Do we believe the "Super SIMD" / "VLIW2" patent is applicable to Navi? It doesn't feel like a huge departure from GCN to me, so it feels very plausible to me that it'd be considered for Navi (whether it makes it into the final design is another question; patents don't always result in end-products).
One thing I'm still confused about with GCN and my Google-fu is failing me (asking console devs on Twitter might be the easiest route but hopefully someone here knows as well): transcendental/special-function is 1/4 rate on GCN, but do they stall the entire pipeline for 4 cycles, or can FMAs be issued in parallel for some of these cycles?
Everything I've found implies that they stall the pipeline for 4 cycles, which is pretty bad (speaking from experience for mobile workloads *sigh* maybe not as bad on PC-level workloads) and compares pretty badly with NVIDIA which on Volta/Turing is able to co-issue SFU instructions 100% for free and they don't stall the pipeline unless they're the overall bottleneck (as they've got spare decoder and spare register bandwidth, and they deschedule the warp until the result is ready; obviously they can't co-issue FP+INT+SFU, but FP+SFU and INT+SFU are fine).
It feels to me like at this point, 1 NVIDIA "CUDA core" is actually quite a bit more "effective flops" than an AMD ALU. It's not just the SFU but also interpolation, cubemap instructions, etc... We can examine other parts of the architecture in a lot of detail as much as we want, but I suspect the lower effective ALU throughput is probably a significant part of the performance difference at this point... unlike the Kepler days when NVIDIA was a lot less efficient per claimed flop than they are today.

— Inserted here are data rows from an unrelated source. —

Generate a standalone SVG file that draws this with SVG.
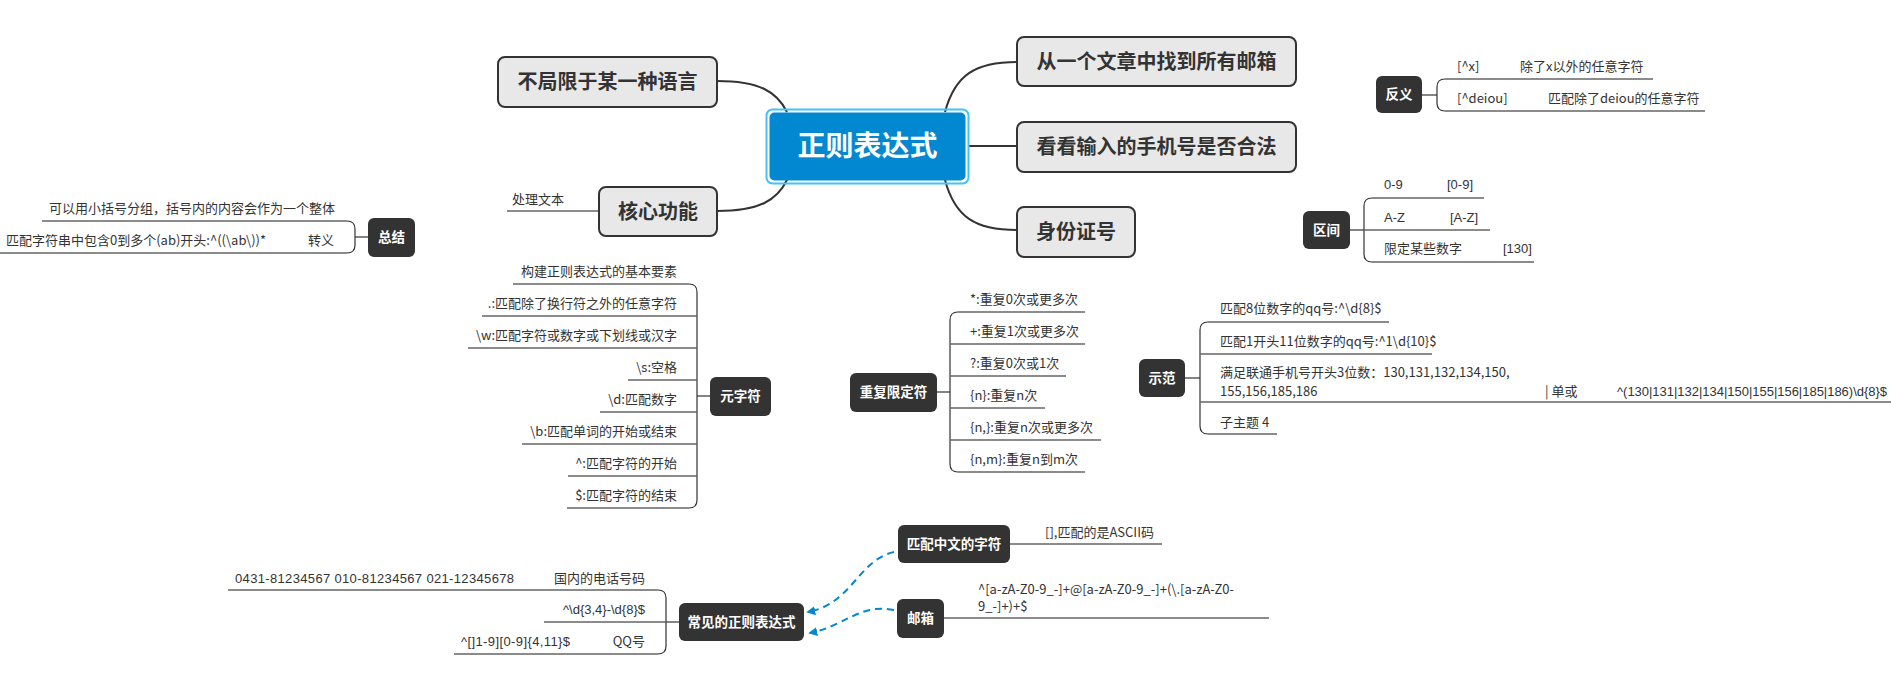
<svg xmlns="http://www.w3.org/2000/svg" width="1891" height="690" viewBox="0 0 1891 690">
<defs>
<style>
.t{font-family:"Noto Sans CJK SC","Liberation Sans",sans-serif;font-size:13px;fill:#333}
.m{font-family:"Liberation Sans","Noto Sans CJK SC",sans-serif;font-size:13px;fill:#333}
.bt{font-family:"Noto Sans CJK SC","Liberation Sans",sans-serif;font-size:20px;font-weight:bold;fill:#333}
.nt{font-family:"Noto Sans CJK SC","Liberation Sans",sans-serif;font-size:13.5px;font-weight:bold;fill:#fff}
.box{fill:#e8e8e8;stroke:#333;stroke-width:2}
.dk{fill:#333}
.ul{fill:none;stroke:#666;stroke-width:1.4}
.cn{fill:none;stroke:#333;stroke-width:2}
.br{fill:none;stroke:#333;stroke-width:1.2}
.da{fill:none;stroke:#0288d1;stroke-width:2;stroke-dasharray:7 5}
</style>
<marker id="ah" viewBox="0 0 10 10" refX="8" refY="5" markerWidth="9" markerHeight="9" orient="auto" markerUnits="userSpaceOnUse">
<path d="M0,0 L10,5 L0,10 z" fill="#0288d1"/>
</marker>
</defs>
<rect width="1891" height="690" fill="#fff"/>

<g id="connectors">
<path class="cn" d="M717,81 C760,81 777,92 787,112"/>
<path class="cn" d="M717,211 C760,211 777,200 787,180"/>
<path class="cn" d="M945,112 C955,75 975,62 1017,62"/>
<path class="cn" d="M968,146 L1017,146"/>
<path class="cn" d="M945,180 C955,217 975,230 1017,230"/>
<path class="ul" d="M599,211 L507,211"/>
<path class="da" marker-end="url(#ah)" d="M894,552 C858,560 852,604 808,612"/>
<path class="da" marker-end="url(#ah)" d="M894,610 C860,603 845,626 810,633"/>
</g>

<g id="center">
<rect x="766.5" y="109.5" width="202" height="74" rx="6" fill="none" stroke="#45c2f5" stroke-width="2"/>
<rect x="769.5" y="112.5" width="196" height="68" rx="5" fill="#0288d1"/>
<text x="867.5" y="156" text-anchor="middle" font-family="'Noto Sans CJK SC','Liberation Sans',sans-serif" font-size="28" font-weight="bold" fill="#fff">正则表达式</text>
</g>

<g id="n-lang">
<rect class="box" x="498" y="57" width="219" height="50" rx="7"/>
<text class="bt" x="607.5" y="89" text-anchor="middle">不局限于某一种语言</text>
</g>
<g id="n-core">
<rect class="box" x="599" y="187" width="118" height="49" rx="7"/>
<text class="bt" x="658" y="219" text-anchor="middle">核心功能</text>
<text class="t" x="512" y="204">处理文本</text>
</g>
<g id="n-mail">
<rect class="box" x="1017" y="37" width="279" height="49" rx="7"/>
<text class="bt" x="1156.5" y="69" text-anchor="middle">从一个文章中找到所有邮箱</text>
</g>
<g id="n-phone">
<rect class="box" x="1017" y="122" width="279" height="50" rx="7"/>
<text class="bt" x="1156.5" y="154" text-anchor="middle">看看输入的手机号是否合法</text>
</g>
<g id="n-id">
<rect class="box" x="1017" y="207" width="118" height="50" rx="7"/>
<text class="bt" x="1076" y="239" text-anchor="middle">身份证号</text>
</g>

<g id="n-summary">
<rect class="dk" x="368" y="218" width="47" height="39" rx="6"/>
<text class="nt" x="391.5" y="242" text-anchor="middle">总结</text>
<path class="br" d="M368,237 L355,237"/>
<path class="br" d="M347,221 Q355,221 355,229 L355,245 Q355,253 347,253"/>
<path class="ul" d="M42,221 L347,221 M0,253 L347,253"/>
<text class="t" x="49" y="213">可以用小括号分组，括号内的内容会作为一个整体</text>
<text class="t" x="6" y="245">匹配字符串中包含0到多个(ab)开头:^((\ab\))*</text>
<text class="t" x="308" y="245">转义</text>
</g>

<g id="n-meta">
<rect class="dk" x="710" y="377" width="61" height="39" rx="6"/>
<text class="nt" x="740.5" y="401" text-anchor="middle">元字符</text>
<path class="br" d="M710,396 L697,396"/>
<path class="br" d="M689,284 Q697,284 697,292 L697,500 Q697,508 689,508"/>
<path class="ul" d="M513,284 L689,284 M482,316 L697,316 M468,348 L697,348 M628,380 L697,380 M600,412 L697,412 M522,444 L697,444 M568,476 L697,476 M567,508 L689,508"/>
<g text-anchor="end">
<text class="t" x="677" y="276">构建正则表达式的基本要素</text>
<text class="t" x="677" y="308">.:匹配除了换行符之外的任意字符</text>
<text class="t" x="677" y="340">\w:匹配字符或数字或下划线或汉字</text>
<text class="t" x="677" y="372">\s:空格</text>
<text class="t" x="677" y="404">\d:匹配数字</text>
<text class="t" x="677" y="436">\b:匹配单词的开始或结束</text>
<text class="t" x="677" y="468">^:匹配字符的开始</text>
<text class="t" x="677" y="500">$:匹配字符的结束</text>
</g>
</g>

<g id="n-repeat">
<rect class="dk" x="850" y="373" width="87" height="39" rx="6"/>
<text class="nt" x="893.5" y="397" text-anchor="middle">重复限定符</text>
<path class="br" d="M937,392 L950,392"/>
<path class="br" d="M958,312 Q950,312 950,320 L950,464 Q950,472 958,472"/>
<path class="ul" d="M958,312 L1085,312 M950,344 L1085,344 M950,376 L1066,376 M950,408 L1045,408 M950,440 L1101,440 M958,472 L1085,472"/>
<text class="t" x="970" y="304">*:重复0次或更多次</text>
<text class="t" x="970" y="336">+:重复1次或更多次</text>
<text class="t" x="970" y="368">?:重复0次或1次</text>
<text class="t" x="970" y="400">{n}:重复n次</text>
<text class="t" x="970" y="432">{n,}:重复n次或更多次</text>
<text class="t" x="970" y="464">{n,m}:重复n到m次</text>
</g>

<g id="n-demo">
<rect class="dk" x="1139" y="359" width="46" height="38" rx="6"/>
<text class="nt" x="1162" y="383" text-anchor="middle">示范</text>
<path class="br" d="M1185,378 L1200,378"/>
<path class="br" d="M1208,322 Q1200,322 1200,330 L1200,426 Q1200,434 1208,434"/>
<path class="ul" d="M1208,322 L1389,322 M1200,354 L1432,354 M1200,402 L1891,402 M1208,434 L1277,434"/>
<text class="t" x="1220" y="313">匹配8位数字的qq号:^\d{8}$</text>
<text class="t" x="1220" y="346">匹配1开头11位数字的qq号:^1\d{10}$</text>
<text class="t" x="1220" y="377">满足联通手机号开头3位数：130,131,132,134,150,</text>
<text class="t" x="1220" y="396">155,156,185,186</text>
<text class="t" x="1545" y="396">| 单或</text>
<text class="m" x="1617" y="396" textLength="270">^(130|131|132|134|150|155|156|185|186)\d{8}$</text>
<text class="t" x="1220" y="427">子主题 4</text>
</g>

<g id="n-neg">
<rect class="dk" x="1376" y="76" width="46" height="37" rx="6"/>
<text class="nt" x="1399" y="99" text-anchor="middle">反义</text>
<path class="br" d="M1422,95 L1437,95"/>
<path class="br" d="M1445,79 Q1437,79 1437,87 L1437,103 Q1437,111 1445,111"/>
<path class="ul" d="M1445,79 L1653,79 M1445,111 L1705,111"/>
<text class="t" x="1457" y="71">[^x]</text>
<text class="t" x="1520" y="71">除了x以外的任意字符</text>
<text class="t" x="1457" y="103">[^deiou]</text>
<text class="t" x="1548" y="103">匹配除了deiou的任意字符</text>
</g>

<g id="n-range">
<rect class="dk" x="1303" y="211" width="47" height="38" rx="6"/>
<text class="nt" x="1326.5" y="235" text-anchor="middle">区间</text>
<path class="br" d="M1350,230 L1364,230"/>
<path class="br" d="M1372,198 Q1364,198 1364,206 L1364,254 Q1364,262 1372,262"/>
<path class="ul" d="M1372,198 L1484,198 M1364,230 L1490,230 M1372,262 L1534,262"/>
<text class="m" x="1384" y="189">0-9</text>
<text class="m" x="1447" y="189">[0-9]</text>
<text class="m" x="1384" y="222">A-Z</text>
<text class="m" x="1450" y="222">[A-Z]</text>
<text class="t" x="1384" y="253">限定某些数字</text>
<text class="m" x="1503" y="253">[130]</text>
</g>

<g id="n-common">
<rect class="dk" x="679" y="603" width="125" height="38" rx="6"/>
<text class="nt" x="741.5" y="627" text-anchor="middle">常见的正则表达式</text>
<path class="br" d="M679,622 L666,622"/>
<path class="br" d="M658,590 Q666,590 666,598 L666,646 Q666,654 658,654"/>
<path class="ul" d="M228,590 L658,590 M544,622 L666,622 M454,654 L658,654"/>
<text class="m" x="235" y="583" textLength="279">0431-81234567  010-81234567  021-12345678</text>
<text class="t" x="645" y="583" text-anchor="end">国内的电话号码</text>
<text class="m" x="645" y="614" text-anchor="end">^\d{3,4}-\d{8}$</text>
<text class="m" x="461" y="646" textLength="109">^[]1-9][0-9]{4,11}$</text>
<text class="t" x="645" y="646" text-anchor="end">QQ号</text>
</g>

<g id="n-chinese">
<rect class="dk" x="898" y="525" width="112" height="38" rx="6"/>
<text class="nt" x="954" y="549" text-anchor="middle">匹配中文的字符</text>
<path class="ul" d="M1010,544 L1162,544"/>
<text class="t" x="1045" y="537">[],匹配的是ASCII码</text>
</g>

<g id="n-email">
<rect class="dk" x="897" y="599" width="47" height="39" rx="6"/>
<text class="nt" x="920.5" y="623" text-anchor="middle">邮箱</text>
<path class="ul" d="M944,618 L1269,618"/>
<text class="t" x="978" y="594">^[a-zA-Z0-9_-]+@[a-zA-Z0-9_-]+(\.[a-zA-Z0-</text>
<text class="t" x="978" y="611">9_-]+)+$</text>
</g>
</svg>
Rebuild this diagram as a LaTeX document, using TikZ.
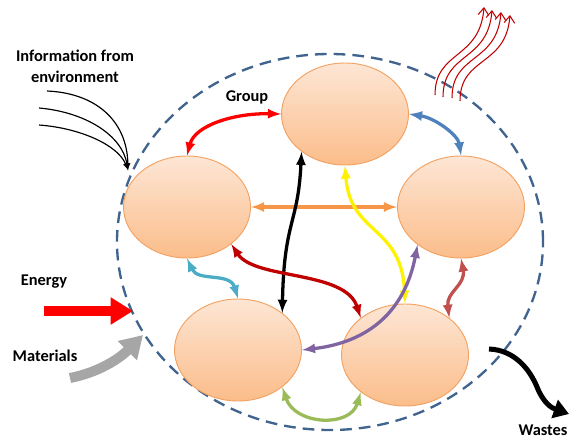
\documentclass[tikz,border=0pt]{standalone}
\usepackage{fontspec}
\setmainfont{Carlito}
\usetikzlibrary{shapes.geometric, arrows.meta}
\tikzset{>=latex}
\definecolor{cpl}{HTML}{FDE6D5}
\definecolor{cpd}{HTML}{FBBD8A}
\definecolor{cpb}{HTML}{F3A262}
\definecolor{cbd}{HTML}{41648F}
\definecolor{cbl}{HTML}{4F81BD}
\definecolor{cor}{HTML}{F79646}
\definecolor{cdr}{HTML}{C00000}
\definecolor{cpu}{HTML}{8064A2}
\definecolor{caq}{HTML}{4BACC6}
\definecolor{cbr}{HTML}{C0504D}
\definecolor{cgr}{HTML}{9BBB59}
\definecolor{cgy}{HTML}{A6A6A6}
\tikzset{
    memb/.style={ellipse, draw=cpb, line width=.8pt, top color=cpl, bottom color=cpd,
        minimum width=3.81cm, minimum height=3.06cm, inner sep=0},
    lnk/.style={line width=2.8pt, <->},
    heat/.style={cdr, line width=.9pt, -{Straight Barb[length=6pt, width=9pt]}},
    big/.style={line width=#1, -{Triangle[length=19pt, width=22pt]}},
    lbl/.style={font=\fontsize{14}{18}\selectfont\bfseries, align=center}
}
\begin{document}
\begin{tikzpicture}[x=.03cm, y=-.03cm]
    \useasboundingbox(0, 0) rectangle(571, 440);
    \draw[cbd, line width=2pt, dash pattern=on 10pt off 6pt](330, 242) ellipse(6.39cm and 5.64cm);
    % members
    \node[memb](gt) at(345, 114){};
    \node[memb](gl) at(187, 207){};
    \node[memb](gr) at(461, 207){};
    \node[memb](gbl) at(238, 350){};
    \node[memb](gbr) at(405, 355){};
    % links between members
    \draw[lnk, red](gl.north)..controls(195, 125)and(235, 113)..(gt.west);
    \draw[lnk, cbl](gt.east)..controls(435, 118)and(458, 135)..(gr.north);
    \draw[lnk, cor](gl.east)--(gr.west);
    \draw[lnk](gt.221)..controls(298, 225)and(284, 220)..(gbl.40);
    \draw[lnk, yellow](gt.south)..controls(350, 235)and(402, 225)..(gbr.north);
    \draw[lnk, cdr](gl.320)..controls(255, 280)and(345, 270)..(gbr.140);
    \draw[lnk, cpu](gr.221)..controls(405, 310)and(370, 342)..(gbl.east);
    \draw[lnk, caq](gl.south)..controls(198, 282)and(230, 272)..(gbl.north);
    \draw[lnk, cbr](gr.south)..controls(466, 285)and(446, 292)..(gbr.40);
    \draw[lnk, cgr](gbl.320)..controls(295, 425)and(350, 428)..(gbr.220);
    % labels
    \node[lbl](info) at(75, 66){Information from\\environment};
    \node[lbl](grp) at(247, 97){Group};
    \node[lbl](nrg) at(44, 282){Energy};
    \node[lbl](mat) at(45, 356){Materials};
    \node[lbl](wst) at(543, 430){Wastes};
    % information from outside
    \coordinate(in1) at(47, 91);
    \coordinate(in2) at(39, 108);
    \coordinate(in3) at(39, 125);
    \coordinate(inf) at(128, 170);
    \draw[->, line width=1pt](in1)..controls(95, 93)and(127, 120)..(inf);
    \draw[->, line width=1pt](in2)..controls(85, 112)and(122, 135)..(inf);
    \draw[->, line width=1pt](in3)..controls(80, 128)and(118, 145)..(inf);
    % heat
    \coordinate(h1a) at(435, 95);
    \coordinate(h1b) at(484, 7);
    \coordinate(h2a) at(443, 97);
    \coordinate(h2b) at(492, 10);
    \coordinate(h3a) at(452, 98);
    \coordinate(h3b) at(501, 12);
    \coordinate(h4a) at(460, 101);
    \coordinate(h4b) at(510, 15);
    \draw[heat](h1a)..controls(435, 50)and(480, 60)..(h1b);
    \draw[heat](h2a)..controls(443, 52)and(488, 62)..(h2b);
    \draw[heat](h3a)..controls(452, 53)and(497, 64)..(h3b);
    \draw[heat](h4a)..controls(460, 56)and(506, 67)..(h4b);
    % energy, materials, wastes
    \coordinate(en0) at(44, 311);
    \coordinate(en1) at(133, 311);
    \draw[big=9pt, red](en0)--(en1);
    \coordinate(mt0) at(70, 378);
    \coordinate(mt1) at(143, 335);
    \draw[big=8.5pt, cgy](mt0)..controls(100, 372)and(120, 358)..(mt1);
    \coordinate(ws0) at(489, 349);
    \coordinate(ws1) at(569, 414);
    \draw[line width=4.3pt, -{Triangle[length=13pt, width=16pt]}](ws0)..controls(515, 350)and(530, 370)..(537, 387)..controls(544, 404)and(552, 408)..(ws1);
\end{tikzpicture}
\end{document}
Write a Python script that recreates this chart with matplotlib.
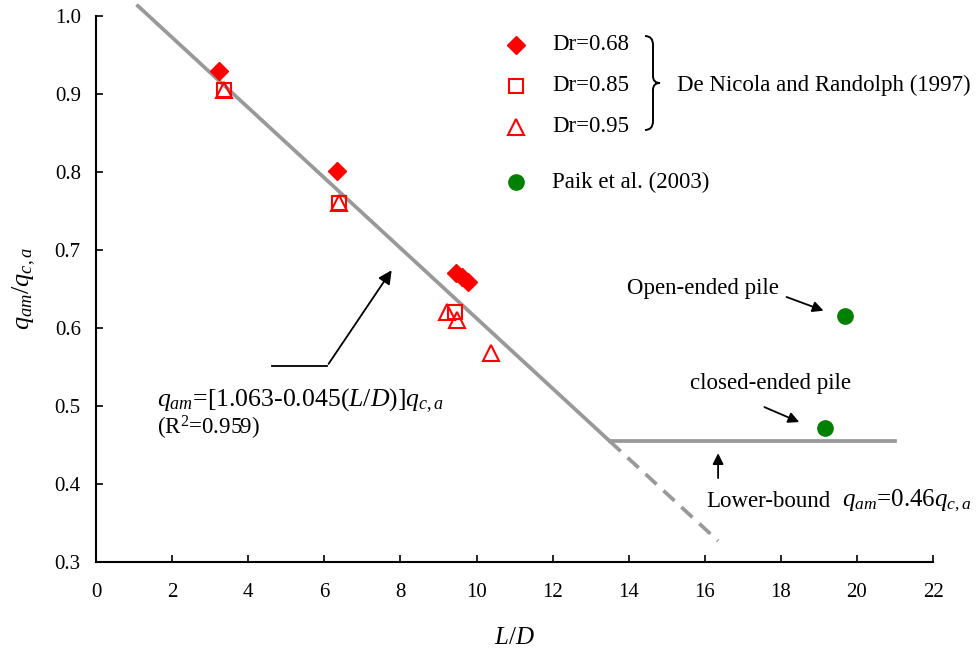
import matplotlib
matplotlib.use('Agg')
import matplotlib.pyplot as plt
from matplotlib.path import Path
from matplotlib.patches import PathPatch

plt.rcParams['font.family'] = ['Liberation Serif', 'DejaVu Serif']
plt.rcParams['mathtext.fontset'] = 'custom'
plt.rcParams['mathtext.rm'] = 'Liberation Serif'
plt.rcParams['mathtext.it'] = 'Liberation Serif:italic'

# datos
dr68_x = [3.23, 6.33, 9.45, 9.62, 9.78]
dr68_y = [0.929, 0.801, 0.671, 0.665, 0.659]
dr85_x = [3.36, 6.38, 9.43]
dr85_y = [0.905, 0.760, 0.620]
dr95_x = [3.36, 6.38, 9.22, 9.49, 10.38]
dr95_y = [0.905, 0.760, 0.620, 0.610, 0.568]
paik_x = [19.68, 19.15]
paik_y = [0.615, 0.472]

fit_x = [1.1, 13.5]
fit_y = [1.013, 0.455]
lower_x = [13.5, 21.0]
lower_y = [0.455, 0.455]
ext_x = [13.5, 16.35]
ext_y = [0.455, 0.327]

x_ticks = list(range(0, 23, 2))
y_ticks = [0.3, 0.4, 0.5, 0.6, 0.7, 0.8, 0.9, 1.0]
y_ticklabels = ['0.3', '0.4', '0.5', '0.6', '0.7', '0.8', '0.9', '1.0']

fig = plt.figure(figsize=(9.76, 6.54), dpi=100)
ax = fig.add_axes([0.0984, 0.1407, 0.8576, 0.8348])

gray = '#999999'
ax.plot(fit_x, fit_y, color=gray, lw=2.7, clip_on=False, zorder=1)
ax.plot(lower_x, lower_y, color=gray, lw=2.7, zorder=1)
ax.plot(ext_x, ext_y, color=gray, lw=2.7, ls=(0, (4, 2.5)), zorder=1)

ax.plot(dr68_x, dr68_y, 'D', color='red', ms=9, ls='none', zorder=3)
ax.plot(dr85_x, dr85_y, 's', mfc='none', mec='red', mew=1.5, ms=10.5, ls='none', zorder=3)
ax.plot(dr95_x, dr95_y, '^', mfc='none', mec='red', mew=1.5, ms=11.5, ls='none', zorder=3)
ax.plot(paik_x, paik_y, 'o', color='green', ms=11, ls='none', zorder=3)

ax.set_xlim(0, 22)
ax.set_ylim(0.3, 1.0)
ax.set_xticks(x_ticks)
ax.set_xticklabels([str(t) for t in x_ticks], fontfamily='Liberation Serif')
ax.set_yticks(y_ticks)
ax.set_yticklabels(y_ticklabels, fontfamily='Liberation Serif')
ax.tick_params(direction='in', length=5, width=1.2, labelsize=15)
ax.tick_params(axis='x', pad=15)
ax.tick_params(axis='y', pad=11)
ax.spines['top'].set_visible(False)
ax.spines['right'].set_visible(False)
ax.spines['left'].set_linewidth(1.5)
ax.spines['bottom'].set_linewidth(1.5)

ax.set_xlabel('$L/D$', fontsize=18, labelpad=18)
ax.set_ylabel('$q_{am}/q_{c,a}$', fontsize=19, labelpad=12)

# leyenda manual
leg = [('D', dict(color='red', ms=9), 'Dr=0.68', 0.947),
       ('s', dict(mfc='none', mec='red', mew=1.5, ms=10.5), 'Dr=0.85', 0.872),
       ('^', dict(mfc='none', mec='red', mew=1.5, ms=11.5), 'Dr=0.95', 0.797),
       ('o', dict(color='green', ms=11), 'Paik et al. (2003)', 0.696)]
for m, kw, lab, yy in leg:
    ax.plot([0.502], [yy], m, transform=ax.transAxes, clip_on=False, ls='none', **kw)
    ax.text(0.545, yy, lab, transform=ax.transAxes, fontsize=16.5, va='center')

# llave
def px(x, y):
    return (x / 976, 1 - y / 654)
verts = [px(645, 36), px(653, 36), px(653, 45), px(653, 76), px(653, 83), px(660, 83),
         px(653, 83), px(653, 90), px(653, 121), px(653, 130), px(645, 130)]
codes = [Path.MOVETO, Path.CURVE3, Path.CURVE3, Path.LINETO, Path.CURVE3, Path.CURVE3,
         Path.CURVE3, Path.CURVE3, Path.LINETO, Path.CURVE3, Path.CURVE3]
fig.add_artist(PathPatch(Path(verts, codes), fc='none', ec='black', lw=1.4,
                         transform=fig.transFigure))
ax.text(0.694, 0.872, 'De Nicola and Randolph (1997)', transform=ax.transAxes,
        fontsize=16.5, va='center')

# anotaciones
ax.plot([4.63, 6.07], [0.551, 0.551], color='black', lw=1.3)
ax.annotate('', xy=(7.81, 0.677), xytext=(6.07, 0.551),
            arrowprops=dict(arrowstyle='-|>', color='black', lw=1.3, mutation_scale=20))
ax.text(1.6, 0.507, '$q_{am}$=[1.063-0.045($L/D$)]$q_{c,a}$', fontsize=18.5, va='center')
ax.text(1.6, 0.472, '(R$^2$=0.959)', fontsize=16.5, va='center')

ax.text(13.96, 0.651, 'Open-ended pile', fontsize=16.5, va='center')
ax.annotate('', xy=(19.19, 0.621), xytext=(18.08, 0.641),
            arrowprops=dict(arrowstyle='-|>', color='black', lw=1.3, mutation_scale=16))
ax.text(15.61, 0.529, 'closed-ended pile', fontsize=16.5, va='center')
ax.annotate('', xy=(18.55, 0.478), xytext=(17.5, 0.5),
            arrowprops=dict(arrowstyle='-|>', color='black', lw=1.3, mutation_scale=16))
ax.annotate('', xy=(16.35, 0.443), xytext=(16.35, 0.404),
            arrowprops=dict(arrowstyle='-|>', color='black', lw=1.3, mutation_scale=16))
ax.text(16.03, 0.378, 'Lower-bound', fontsize=16.5, va='center')
ax.text(19.6, 0.378, '$q_{am}$=0.46$q_{c,a}$', fontsize=18, va='center')

fig.savefig('out.png', dpi=100)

The "Super SIMD" patent is an interesting opportunity to reverse that for AMD, especially if the "extra FMA" can run in parallel to SFU and interpolation instructions and so on... I really hope it gets implemented in Navi and the desktop GPU market gets a little bit more exciting again!
EDIT: Also this would allow a "64 CU" chip to have 2x as many flops/clock as today's Vega 10 without having to scale the rest of the architecture (for better or worse). It feels like 8192 ALUs with 256-bit GDDR6 and better memory compression could be a very impressive mainstream GPU.